Set down, exactly as they appear, the lines from the line holding "Clone this chart in matplotlib." through the line holding "from matplotlib.ticker import", inclusive; output nothing outside that range.

-------- STORED DATA --------

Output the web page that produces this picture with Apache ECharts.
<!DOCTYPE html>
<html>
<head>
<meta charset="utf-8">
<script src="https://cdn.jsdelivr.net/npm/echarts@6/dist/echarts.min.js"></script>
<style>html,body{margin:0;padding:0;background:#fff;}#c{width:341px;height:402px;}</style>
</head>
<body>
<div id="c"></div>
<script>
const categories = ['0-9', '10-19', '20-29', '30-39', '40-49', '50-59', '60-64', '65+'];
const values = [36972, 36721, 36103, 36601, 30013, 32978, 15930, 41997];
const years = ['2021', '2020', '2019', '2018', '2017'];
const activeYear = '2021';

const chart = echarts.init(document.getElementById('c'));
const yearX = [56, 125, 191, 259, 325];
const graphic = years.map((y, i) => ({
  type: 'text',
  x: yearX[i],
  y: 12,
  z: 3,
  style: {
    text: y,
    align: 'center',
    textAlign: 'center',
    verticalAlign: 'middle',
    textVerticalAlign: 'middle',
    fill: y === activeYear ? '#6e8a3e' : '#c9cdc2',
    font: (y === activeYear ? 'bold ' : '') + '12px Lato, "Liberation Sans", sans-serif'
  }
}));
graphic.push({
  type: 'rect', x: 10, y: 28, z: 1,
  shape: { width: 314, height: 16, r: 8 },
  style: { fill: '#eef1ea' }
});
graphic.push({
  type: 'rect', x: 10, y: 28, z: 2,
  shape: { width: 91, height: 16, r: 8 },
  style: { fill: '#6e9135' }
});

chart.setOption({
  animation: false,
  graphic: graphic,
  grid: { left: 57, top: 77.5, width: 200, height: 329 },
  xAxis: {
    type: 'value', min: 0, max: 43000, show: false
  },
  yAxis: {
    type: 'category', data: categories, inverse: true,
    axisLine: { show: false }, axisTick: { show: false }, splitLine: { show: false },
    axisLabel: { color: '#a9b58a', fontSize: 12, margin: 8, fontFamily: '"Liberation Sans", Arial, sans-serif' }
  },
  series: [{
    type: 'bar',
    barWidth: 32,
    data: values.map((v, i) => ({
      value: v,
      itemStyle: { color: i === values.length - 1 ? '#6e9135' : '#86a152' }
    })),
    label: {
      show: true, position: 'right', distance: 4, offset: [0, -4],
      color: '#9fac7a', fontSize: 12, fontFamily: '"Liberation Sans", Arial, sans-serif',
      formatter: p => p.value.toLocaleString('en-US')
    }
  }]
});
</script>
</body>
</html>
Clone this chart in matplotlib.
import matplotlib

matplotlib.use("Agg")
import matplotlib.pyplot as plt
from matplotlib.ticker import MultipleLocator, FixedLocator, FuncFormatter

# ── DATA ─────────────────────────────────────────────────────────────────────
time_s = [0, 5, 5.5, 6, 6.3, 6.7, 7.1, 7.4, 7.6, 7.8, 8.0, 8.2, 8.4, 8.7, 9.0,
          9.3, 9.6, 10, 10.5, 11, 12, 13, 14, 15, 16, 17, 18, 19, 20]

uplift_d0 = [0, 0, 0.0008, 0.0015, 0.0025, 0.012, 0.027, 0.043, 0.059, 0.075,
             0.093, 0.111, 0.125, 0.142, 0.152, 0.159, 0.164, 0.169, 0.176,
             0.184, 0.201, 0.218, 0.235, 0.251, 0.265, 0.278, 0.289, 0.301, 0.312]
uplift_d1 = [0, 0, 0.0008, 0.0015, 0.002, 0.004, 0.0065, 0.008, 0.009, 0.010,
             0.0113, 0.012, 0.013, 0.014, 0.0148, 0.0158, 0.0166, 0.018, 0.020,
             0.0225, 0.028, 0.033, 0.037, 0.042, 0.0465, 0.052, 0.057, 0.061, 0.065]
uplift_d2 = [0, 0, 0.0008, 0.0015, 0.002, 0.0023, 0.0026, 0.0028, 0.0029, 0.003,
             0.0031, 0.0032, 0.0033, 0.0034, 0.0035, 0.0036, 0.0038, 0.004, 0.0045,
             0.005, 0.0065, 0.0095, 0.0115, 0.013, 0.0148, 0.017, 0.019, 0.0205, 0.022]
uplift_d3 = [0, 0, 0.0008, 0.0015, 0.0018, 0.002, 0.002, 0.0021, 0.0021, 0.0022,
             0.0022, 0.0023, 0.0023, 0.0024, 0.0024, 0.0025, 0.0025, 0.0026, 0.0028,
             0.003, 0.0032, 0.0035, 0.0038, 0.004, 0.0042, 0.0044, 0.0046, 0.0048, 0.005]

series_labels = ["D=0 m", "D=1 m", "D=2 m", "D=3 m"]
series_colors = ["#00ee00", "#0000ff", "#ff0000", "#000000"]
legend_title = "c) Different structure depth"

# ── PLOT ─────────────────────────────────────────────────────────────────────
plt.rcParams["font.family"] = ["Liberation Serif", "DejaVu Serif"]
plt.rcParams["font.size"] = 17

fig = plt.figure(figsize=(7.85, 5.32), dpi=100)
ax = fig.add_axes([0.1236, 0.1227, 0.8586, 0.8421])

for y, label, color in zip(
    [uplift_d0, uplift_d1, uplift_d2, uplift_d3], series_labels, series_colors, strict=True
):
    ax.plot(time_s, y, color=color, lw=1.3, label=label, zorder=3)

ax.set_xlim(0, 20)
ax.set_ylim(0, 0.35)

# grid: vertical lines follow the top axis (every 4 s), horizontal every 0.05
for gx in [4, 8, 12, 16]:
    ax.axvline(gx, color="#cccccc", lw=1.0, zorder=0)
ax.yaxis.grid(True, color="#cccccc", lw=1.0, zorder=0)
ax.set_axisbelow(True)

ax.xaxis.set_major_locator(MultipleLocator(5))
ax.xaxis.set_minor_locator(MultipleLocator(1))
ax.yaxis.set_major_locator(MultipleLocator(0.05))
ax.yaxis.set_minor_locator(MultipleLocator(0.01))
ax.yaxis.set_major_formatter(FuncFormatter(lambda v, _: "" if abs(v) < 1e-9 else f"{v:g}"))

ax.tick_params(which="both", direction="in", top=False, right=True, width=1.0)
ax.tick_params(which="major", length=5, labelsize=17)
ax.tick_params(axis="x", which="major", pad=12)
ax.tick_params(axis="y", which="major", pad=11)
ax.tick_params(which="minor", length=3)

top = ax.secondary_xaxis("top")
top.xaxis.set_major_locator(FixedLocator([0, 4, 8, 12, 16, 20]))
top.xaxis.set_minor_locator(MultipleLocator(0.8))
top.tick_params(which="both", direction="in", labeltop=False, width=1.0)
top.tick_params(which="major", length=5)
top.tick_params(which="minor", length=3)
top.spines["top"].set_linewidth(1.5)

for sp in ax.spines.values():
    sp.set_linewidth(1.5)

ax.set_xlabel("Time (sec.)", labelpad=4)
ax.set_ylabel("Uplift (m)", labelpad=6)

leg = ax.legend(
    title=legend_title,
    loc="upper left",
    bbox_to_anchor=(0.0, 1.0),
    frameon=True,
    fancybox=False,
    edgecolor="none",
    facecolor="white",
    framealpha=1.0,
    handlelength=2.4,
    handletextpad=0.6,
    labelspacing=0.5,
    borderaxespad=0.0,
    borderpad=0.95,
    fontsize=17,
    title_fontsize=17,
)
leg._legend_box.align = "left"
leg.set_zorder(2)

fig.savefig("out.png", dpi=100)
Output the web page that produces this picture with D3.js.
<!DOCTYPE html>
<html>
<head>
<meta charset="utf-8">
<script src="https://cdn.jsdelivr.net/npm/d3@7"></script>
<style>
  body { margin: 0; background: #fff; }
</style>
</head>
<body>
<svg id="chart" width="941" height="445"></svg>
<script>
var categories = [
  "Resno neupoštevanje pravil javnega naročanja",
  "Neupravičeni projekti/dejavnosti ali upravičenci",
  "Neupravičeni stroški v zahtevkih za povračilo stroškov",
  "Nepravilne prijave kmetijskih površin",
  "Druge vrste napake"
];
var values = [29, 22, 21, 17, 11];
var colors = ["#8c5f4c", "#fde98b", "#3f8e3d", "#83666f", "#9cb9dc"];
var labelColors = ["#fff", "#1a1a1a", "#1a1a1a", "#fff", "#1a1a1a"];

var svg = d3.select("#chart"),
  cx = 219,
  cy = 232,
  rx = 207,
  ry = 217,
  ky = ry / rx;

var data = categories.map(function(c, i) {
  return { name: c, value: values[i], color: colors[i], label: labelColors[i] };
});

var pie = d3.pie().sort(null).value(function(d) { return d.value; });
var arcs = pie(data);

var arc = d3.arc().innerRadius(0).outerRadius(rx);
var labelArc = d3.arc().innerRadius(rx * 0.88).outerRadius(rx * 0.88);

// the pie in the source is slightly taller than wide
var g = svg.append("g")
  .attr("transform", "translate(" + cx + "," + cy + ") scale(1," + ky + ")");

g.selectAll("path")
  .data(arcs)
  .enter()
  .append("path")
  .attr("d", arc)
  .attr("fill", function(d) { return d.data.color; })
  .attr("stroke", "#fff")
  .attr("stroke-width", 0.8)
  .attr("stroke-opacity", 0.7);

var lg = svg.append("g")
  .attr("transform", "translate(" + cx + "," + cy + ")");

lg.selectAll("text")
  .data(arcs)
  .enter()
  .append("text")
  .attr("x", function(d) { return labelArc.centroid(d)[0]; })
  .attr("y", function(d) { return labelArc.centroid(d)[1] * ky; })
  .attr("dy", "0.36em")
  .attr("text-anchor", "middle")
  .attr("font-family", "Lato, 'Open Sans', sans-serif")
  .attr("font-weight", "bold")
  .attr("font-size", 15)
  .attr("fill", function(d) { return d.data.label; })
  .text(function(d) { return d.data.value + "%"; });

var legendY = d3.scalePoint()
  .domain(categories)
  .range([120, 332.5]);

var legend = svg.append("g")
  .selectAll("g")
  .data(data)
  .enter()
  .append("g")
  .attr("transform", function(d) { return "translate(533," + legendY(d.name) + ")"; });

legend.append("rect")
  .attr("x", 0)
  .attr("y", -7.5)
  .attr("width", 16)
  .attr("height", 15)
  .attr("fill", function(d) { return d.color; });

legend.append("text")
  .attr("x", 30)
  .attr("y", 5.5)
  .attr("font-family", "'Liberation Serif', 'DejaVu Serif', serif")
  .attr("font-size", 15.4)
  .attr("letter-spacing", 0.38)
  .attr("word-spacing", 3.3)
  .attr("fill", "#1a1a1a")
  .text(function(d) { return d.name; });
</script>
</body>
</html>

--------

TASK SOLUTION
Clone this chart in matplotlib.
import matplotlib

matplotlib.use("Agg")
import matplotlib.pyplot as plt
from matplotlib.ticker import MultipleLocator, FixedLocator, FuncFormatter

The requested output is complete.